Agora que Spielberg é o pai, pode filmar, sem pudor algum, o cansaço: em Lincoln, o mitológico presidente fuma, sentado à varanda e recebendo a brisa que agita a bandeira americana ao fundo, enquanto vê a fumaça do fim da guerra se esvaindo. Suspirando, o homem confessa que está com os ossos já muito cansados. Missão cumprida, resta a morte. Ao final de Ponte dos Espiões, o personagem de Tom Hanks, depois de voltar do frio que gera constante coriza no nariz, escorre, ainda de sapato e gravata, pela cama do lar e, após um longo suspiro, fecha os olhos. Missão cumprida.

Spielberg filmando a morte? Não. A vida e a jovialidade permanecem vibrantes na tela, em 2015, do mesmo modo que eram em 1985. Mas a nostalgia, que antes se desenhava como a saudade de um outro cinema, um cinema que talvez só tenha sido projetado na cabeça de Indiana (Spielberg) e Jones (Lucas), é agora saudade de uma outra mitologia, que só pôde existir em outro tempo. É parte do espírito romântico voltar ao passado, quando o presente é cínico, cruel e confuso. Agora, mais de que um gênero de cinema, o diretor de Jurassic Park, busca um novo mundo (o cinema!), de figuras que habitam a lenda, que exerceram papéis de responsabilidade, papéis de pais, afinal. Figuras que emanam certezas ao invés de dúvidas. A jovialidade está em não se afundar nos “velhos tempos”, mas apenas mergulhar, encontrar o tesouro e voltar para a superfície, antes da ferrugem tomar conta.
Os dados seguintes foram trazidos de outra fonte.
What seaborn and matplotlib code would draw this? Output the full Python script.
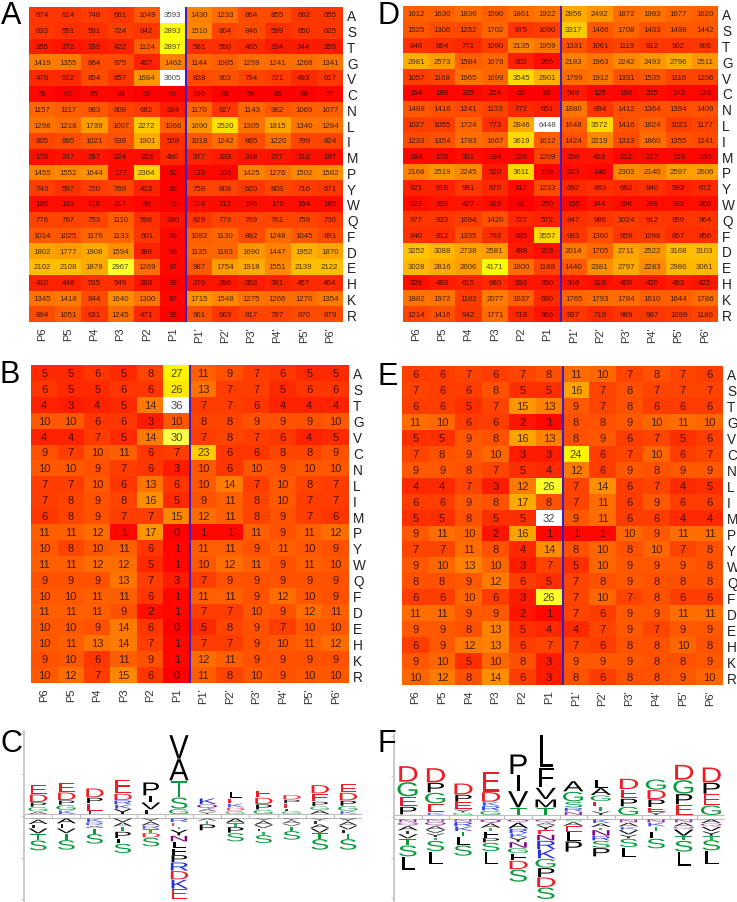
import numpy as np
import seaborn as sns
import matplotlib
matplotlib.use('Agg')
import matplotlib.pyplot as plt
import matplotlib.colors as mcolors
import matplotlib.patheffects as path_effects
from matplotlib.transforms import Affine2D

residues = list('ASTGVCNLIMPYWQFDEHKR')
positions = ['P6', 'P5', 'P4', 'P3', 'P2', 'P1', "P1'", "P2'", "P3'", "P4'", "P5'", "P6'"]

counts_a = [
    [674, 614, 748, 661, 1049, 3593, 1430, 1233, 864, 855, 662, 655],
    [633, 551, 591, 724, 642, 2893, 1510, 804, 846, 599, 650, 625],
    [355, 272, 339, 422, 1124, 2897, 581, 550, 465, 334, 344, 359],
    [1419, 1355, 864, 875, 407, 1462, 1144, 1085, 1259, 1241, 1268, 1341],
    [478, 512, 854, 657, 1684, 3605, 838, 903, 794, 721, 493, 617],
    [76, 63, 85, 93, 53, 57, 196, 49, 56, 66, 69, 77],
    [1157, 1117, 983, 808, 682, 334, 1170, 627, 1143, 982, 1069, 1077],
    [1298, 1218, 1739, 1007, 2272, 1066, 1690, 2520, 1305, 1815, 1340, 1284],
    [805, 895, 1021, 938, 1901, 558, 1018, 1242, 885, 1220, 799, 824],
    [179, 247, 287, 224, 223, 480, 377, 338, 248, 277, 212, 197],
    [1455, 1552, 1644, 177, 2364, 52, 139, 106, 1425, 1276, 1502, 1582],
    [743, 597, 720, 769, 413, 65, 758, 808, 620, 803, 716, 671],
    [195, 193, 210, 217, 85, 15, 174, 212, 196, 170, 194, 185],
    [776, 797, 753, 1110, 596, 280, 629, 779, 769, 761, 759, 736],
    [1014, 1025, 1176, 1133, 601, 99, 1082, 1130, 882, 1248, 1045, 891],
    [1802, 1777, 1908, 1594, 386, 98, 1135, 1163, 1690, 1447, 1952, 1870],
    [2102, 2108, 1878, 2967, 1269, 97, 987, 1754, 1918, 1551, 2139, 2122],
    [410, 448, 535, 549, 288, 39, 276, 296, 353, 391, 457, 464],
    [1345, 1418, 844, 1640, 1300, 87, 1715, 1548, 1275, 1266, 1270, 1354],
    [894, 1051, 631, 1245, 471, 33, 961, 663, 817, 787, 870, 879],
]
counts_d = [
    [1612, 1630, 1836, 1590, 1861, 1922, 2856, 2492, 1872, 1983, 1677, 1620],
    [1525, 1306, 1252, 1702, 975, 1090, 3317, 1466, 1708, 1433, 1498, 1442],
    [846, 864, 771, 1090, 2135, 1959, 1331, 1061, 1119, 912, 902, 906],
    [2981, 2573, 1584, 1676, 602, 266, 2183, 1963, 2242, 2493, 2796, 2511],
    [1057, 1168, 1965, 1699, 3545, 2901, 1799, 1912, 1331, 1535, 1116, 1206],
    [164, 188, 205, 224, 65, 65, 549, 125, 168, 225, 143, 153],
    [1488, 1416, 1241, 1133, 772, 651, 1880, 894, 1412, 1364, 1394, 1409],
    [1027, 1055, 1724, 773, 2846, 6448, 1648, 3572, 1416, 1624, 1021, 1177],
    [1233, 1354, 1783, 1667, 3619, 1612, 1424, 2219, 1313, 1860, 1355, 1241],
    [184, 178, 301, 184, 196, 1209, 358, 428, 212, 217, 156, 160],
    [2168, 2519, 2245, 520, 3611, 139, 223, 146, 2303, 2140, 2597, 2606],
    [621, 618, 981, 670, 317, 1233, 692, 863, 682, 840, 583, 672],
    [322, 353, 427, 326, 92, 250, 155, 344, 296, 289, 303, 266],
    [977, 933, 1094, 1420, 727, 572, 847, 986, 1024, 912, 959, 964],
    [840, 812, 1335, 793, 395, 3557, 983, 1360, 959, 1098, 857, 856],
    [3252, 3088, 2738, 2581, 498, 279, 2014, 1705, 2711, 2522, 3168, 3103],
    [3028, 2816, 2606, 4171, 1800, 1188, 1440, 2381, 2797, 2283, 2986, 3061],
    [326, 488, 615, 680, 336, 350, 346, 318, 409, 420, 493, 422],
    [1882, 1972, 1102, 2077, 1637, 690, 1765, 1793, 1784, 1610, 1644, 1786],
    [1214, 1416, 942, 1771, 718, 366, 937, 719, 989, 987, 1099, 1186],
]
percent_b = [
    [5, 5, 6, 5, 8, 27, 11, 9, 7, 6, 5, 5],
    [6, 5, 5, 6, 6, 26, 13, 7, 7, 5, 6, 6],
    [4, 3, 4, 5, 14, 36, 7, 7, 6, 4, 4, 4],
    [10, 10, 6, 6, 3, 10, 8, 8, 9, 9, 9, 10],
    [4, 4, 7, 5, 14, 30, 7, 8, 7, 6, 4, 5],
    [9, 7, 10, 11, 6, 7, 23, 6, 6, 8, 8, 9],
    [10, 10, 9, 7, 6, 3, 10, 6, 10, 9, 10, 10],
    [7, 7, 10, 6, 13, 6, 10, 14, 7, 10, 8, 7],
    [7, 8, 9, 8, 16, 5, 9, 11, 8, 10, 7, 7],
    [6, 8, 9, 7, 7, 15, 12, 11, 8, 9, 7, 6],
    [11, 11, 12, 1, 17, 0, 1, 1, 11, 9, 11, 12],
    [10, 8, 10, 11, 6, 1, 11, 11, 9, 11, 10, 9],
    [11, 11, 12, 12, 5, 1, 10, 12, 11, 9, 11, 10],
    [9, 9, 9, 13, 7, 3, 7, 9, 9, 9, 9, 9],
    [10, 10, 11, 11, 6, 1, 11, 11, 9, 12, 10, 9],
    [11, 11, 11, 9, 2, 1, 7, 7, 10, 9, 12, 11],
    [10, 10, 9, 14, 6, 0, 5, 8, 9, 7, 10, 10],
    [10, 11, 13, 14, 7, 1, 7, 7, 9, 10, 11, 12],
    [9, 10, 6, 11, 9, 1, 12, 11, 9, 9, 9, 9],
    [10, 12, 7, 15, 6, 0, 11, 8, 10, 9, 10, 10],
]
percent_e = [
    [6, 6, 7, 6, 7, 8, 11, 10, 7, 8, 7, 6],
    [7, 6, 6, 8, 5, 5, 16, 7, 8, 7, 7, 7],
    [6, 6, 5, 7, 15, 13, 9, 7, 8, 6, 6, 6],
    [11, 10, 6, 6, 2, 1, 8, 8, 9, 10, 11, 10],
    [5, 5, 9, 8, 16, 13, 8, 9, 6, 7, 5, 6],
    [7, 8, 9, 10, 3, 3, 24, 6, 7, 10, 6, 7],
    [9, 9, 8, 7, 5, 4, 12, 6, 9, 8, 9, 9],
    [4, 4, 7, 3, 12, 26, 7, 14, 6, 7, 4, 5],
    [6, 6, 9, 8, 17, 8, 7, 11, 6, 9, 6, 6],
    [5, 5, 8, 5, 5, 32, 9, 11, 6, 6, 4, 4],
    [9, 11, 10, 2, 16, 1, 1, 1, 10, 9, 11, 11],
    [7, 7, 11, 8, 4, 14, 8, 10, 8, 10, 7, 8],
    [9, 10, 13, 10, 3, 7, 5, 10, 9, 9, 9, 8],
    [8, 8, 9, 12, 6, 5, 7, 8, 9, 8, 8, 8],
    [6, 6, 10, 6, 3, 26, 7, 10, 7, 8, 6, 6],
    [11, 11, 9, 9, 2, 1, 7, 6, 9, 9, 11, 11],
    [9, 9, 8, 13, 5, 4, 4, 7, 9, 7, 9, 9],
    [6, 9, 12, 13, 6, 7, 7, 6, 8, 8, 10, 8],
    [9, 10, 5, 10, 8, 3, 9, 9, 9, 8, 8, 9],
    [10, 12, 8, 14, 6, 3, 8, 6, 8, 8, 9, 10],
]

# sequence logos: letters listed from the top of each stack downwards
logo_c_up_letters = ['EDPGA', 'EDPGK', 'DPEL', 'EDRKY', 'PIVL', 'VATSG',
                     'KQAY', 'LEKDG', 'EDPG', 'DPEFG', 'DEPGA', 'EDPGK']
logo_c_up_heights = [[28, 24, 14, 14, 8], [28, 24, 14, 16, 12], [28, 17, 23, 10],
                     [43, 20, 13, 13, 16], [40, 20, 22, 14], [72, 65, 50, 35, 16],
                     [18, 14, 8, 8], [20, 16, 12, 10, 10], [22, 20, 16, 14],
                     [14, 12, 14, 8, 10], [26, 24, 14, 12, 12], [26, 24, 16, 15, 10]]
logo_c_down_letters = ['YALVTS', 'ALVTS', 'KRATS', 'VATPLS', 'YARTDS', 'RETYNLFPRDKE',
                       'ATP', 'ATPS', 'YAVLTS', 'YAVTS', 'YLAVTS', 'YAVLTS']
logo_c_down_heights = [[4, 14, 12, 16, 20, 31], [16, 14, 15, 20, 30], [12, 10, 8, 17, 30],
                       [12, 13, 15, 20, 16, 29], [10, 12, 10, 12, 14, 27],
                       [12, 12, 10, 18, 18, 20, 20, 22, 26, 26, 28, 30],
                       [8, 10, 19], [14, 12, 18, 26], [8, 12, 10, 10, 10, 25],
                       [6, 10, 8, 14, 27], [8, 10, 12, 14, 18, 33], [10, 12, 12, 12, 16, 33]]
logo_f_up_letters = ['DGEPA', 'DPGEK', 'DPEYG', 'EDKRG', 'PIVT', 'LFVMT',
                     'AGSRN', 'LAGETY', 'DEPG', 'GDPEY', 'DGPE', 'DPEG']
logo_f_up_heights = [[48, 44, 30, 24, 2], [44, 30, 33, 27, 8], [34, 22, 22, 10, 8],
                     [62, 30, 12, 14, 14], [60, 50, 50, 23], [100, 60, 35, 25, 23],
                     [32, 30, 18, 12, 11], [26, 22, 18, 16, 14, 12], [32, 28, 24, 26],
                     [32, 28, 24, 14, 10], [46, 42, 32, 32], [46, 34, 34, 30]]
logo_f_down_letters = ['NQAIVTSL', 'NQAVYTSL', 'NRKTLS', 'QATFPSL', 'QARKYNGFDS', 'QAYENRKGPDS',
                       'SAELP', 'KATNRSP', 'NAKVYSL', 'NKTLS', 'NAQVTSL', 'AQVYTSL']
logo_f_down_heights = [[10, 10, 14, 10, 14, 20, 34, 40], [8, 12, 12, 10, 12, 10, 32, 40],
                       [8, 14, 14, 16, 26, 32], [12, 14, 10, 20, 14, 26, 40],
                       [10, 18, 14, 12, 14, 18, 16, 22, 26, 38],
                       [10, 8, 14, 14, 18, 26, 28, 28, 28, 30, 36],
                       [8, 12, 18, 28, 32], [12, 12, 8, 18, 14, 22, 26], [10, 12, 10, 14, 12, 26, 30],
                       [10, 12, 14, 22, 30], [10, 12, 8, 20, 14, 34, 42], [12, 10, 14, 14, 12, 32, 42]]

sns.set_theme(style='white')
plt.rcParams['font.family'] = ['Liberation Sans', 'DejaVu Sans']

W, H = 737, 903
fig = plt.figure(figsize=(W / 100, H / 100), dpi=100)

# red -> yellow -> white, like the "hot" map without its dark end
hot_map = mcolors.LinearSegmentedColormap.from_list(
    'red_hot', [(0, '#ff0000'), (0.8, '#ffff00'), (0.98, '#ffffff'), (1, '#ffffff')], N=48)

residue_colors = {'D': '#ee1c25', 'E': '#ee1c25', 'K': '#2030e0', 'R': '#2030e0', 'H': '#2030e0',
                  'G': '#0a9a3c', 'S': '#0a9a3c', 'T': '#0a9a3c', 'N': '#800080', 'Q': '#800080'}


class StretchGlyph(path_effects.AbstractPathEffect):
    # logo letters keep their width but take the height of their stack slot
    def __init__(self, height_px):
        super().__init__()
        self.height_px = height_px

    def draw_path(self, renderer, gc, tpath, affine, rgbFace=None):
        ext = tpath.get_extents()
        sy = self.height_px / (ext.height * affine.get_matrix()[1, 1])
        stretched = Affine2D().translate(0, -ext.y0).scale(1, sy) + affine
        renderer.draw_path(gc, tpath, stretched, rgbFace)


def px_axes(left, top, right, bottom):
    return fig.add_axes([left / W, 1 - bottom / H, (right - left) / W, (bottom - top) / H])


def draw_heatmap(data, box, vmax, annot_size):
    ax = px_axes(*box)
    sns.heatmap(np.array(data), ax=ax, cmap=hot_map, vmin=0, vmax=vmax, cbar=False,
                annot=True, fmt='d',
                annot_kws={'fontsize': annot_size, 'color': 'black', 'alpha': 0.72},
                xticklabels=positions, yticklabels=residues)
    ax.yaxis.tick_right()
    ax.tick_params(axis='x', length=0, pad=3, labelsize=8, labelcolor='#333333', rotation=90)
    ax.tick_params(axis='y', length=0, pad=3, labelsize=9.8, labelcolor='#222222', rotation=0)
    ax.axvline(6, color='#3a1fc8', lw=1.5)
    return ax


def draw_logo(box, base_px, up_letters, up_heights, down_letters, down_heights, fontsize, tick_step):
    left, top, right, bottom = box
    ax = px_axes(left, top, right, bottom)
    ax.set_xlim(0, 12)
    ax.set_ylim(-(bottom - base_px) * 3, (base_px - top) * 3)
    ax.bar(np.arange(12) + 0.5, 12, bottom=-6, width=1, color='white', edgecolor='#bdbdbd', lw=0.8)
    for i in range(12):
        y = 6
        for letter, h in zip(up_letters[i][::-1], up_heights[i][::-1]):
            add_letter(ax, i + 0.5, y, letter, h, fontsize)
            y += h
        y = -6
        for letter, h in zip(down_letters[i], down_heights[i]):
            y -= h
            add_letter(ax, i + 0.5, y, letter, h, fontsize)
    sns.despine(ax=ax, top=True, right=True, bottom=True)
    ax.spines['left'].set_color('#c4c4c4')
    ax.set_xticks([])
    ax.set_yticks(np.arange(-2, 3) * tick_step)
    ax.set_yticklabels([])
    ax.tick_params(axis='y', left=True, length=2, width=0.8, color='#c4c4c4')
    ax.patch.set_alpha(0)
    return ax


def add_letter(ax, x, y, letter, h, fontsize):
    # small letters are washed out in the logo
    alpha = min(1, 0.45 + h / 30)
    ax.text(x, y, letter, ha='center', va='baseline', fontsize=fontsize, alpha=alpha,
            color=residue_colors.get(letter, 'black'),
            path_effects=[StretchGlyph(max(h - 1.5, 1) / 3)])


draw_heatmap(counts_a, (29, 8, 343, 323), 3600, 5.7)
draw_heatmap(counts_d, (403, 7, 718, 323), 5300, 5.7)
draw_heatmap(percent_b, (31, 366, 349, 684), 36, 8)
draw_heatmap(percent_e, (402, 367, 723, 686), 32, 8)

draw_logo((24, 732, 362, 902), 817, logo_c_up_letters, logo_c_up_heights,
          logo_c_down_letters, logo_c_down_heights, 21, 125)
draw_logo((394, 735, 725, 902), 818, logo_f_up_letters, logo_f_up_heights,
          logo_f_down_letters, logo_f_down_heights, 22, 122)

panel_labels = ['A', 'D', 'B', 'E', 'C', 'F']
label_x = [1, 377, 0, 378, 0, 378]
label_y = [24, 24, 383, 385, 752, 752]
for s, x, y in zip(panel_labels, label_x, label_y):
    fig.text(x / W, 1 - y / H, s, fontsize=22, color='black', va='baseline', ha='left')

plt.savefig('out.png', dpi=100)
plt.close()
O cansaço de Lincoln e do advogado/espião Donovan são a honestidade de Spielberg, o velho, em revelação: o que vimos na tela não mais foram sonhos, como eram ET, Always, A.I; olhamos para a verdade do mito em ação; o sono/sonho é a recompensa que será lhes dada depois, quando tudo já estiver resolvido. Até lá, há uma tarefa a executar. Cobrar verossimilhança factual de Ponte dos Espiões é simplesmente não entender nada sobre a verdade do mito. Na belíssima sequência que antecede a chegada de Hanks em casa, observamos o ator sentado no metrô, iluminado pelo sol do fim de tarde. Uma passageira vê no jornal o rosto do herói, que até ajeita, com muita sutileza, os óculos, para que fique mais parecido com a fotografia no papel do periódico. O campo/contracampo estabelece um elo de ligação de silenciosa cumplicidade entre estes dois cidadãos comuns. E, da alternância de closes, conjura-se enorme sentimento de nobreza provocado pela capacidade da encenação em jamais deixar Hanks parecer envaidecido ou autoconsciente do seu papel de “salvador da pátria”, e, ao mesmo tempo, com a ajuda da música de Thomas Newman, fazer publicar, não no jornal, mas na própria tela, a imagem da lenda. O mito do pai de família comum, que precisa cruzar a ponte para voltar à família remete a outros tempos, claro (John Hughes, que tratou do mesmíssimo mito em Antes Só Do Que Mal Acompanhado veste Steve Martin e figurantes na estação de trem com chapéus, em pleno fim da década de 80), mas nunca deixou de fazer parte dos alicerces da sociedade americana (no cinema). Eis o tipo de verdade que se deve cobrar daqueles que não são sórdidos e que fazem da imagem sempre um lugar melhor: a verdade de cinema, que é a capacidade de extrair a partir da História e do mito, momentos como o do trem, em que a mise-en-scène evoca algo além do fato, e traz à tona a própria matéria-prima que dá origem ao mito. Por isso é que, cumprido o papel de condutor, a lenda é colocada para dormir, dando lugar a outra coisa, e essa outra coisa não é nada menos do que o próprio cinema.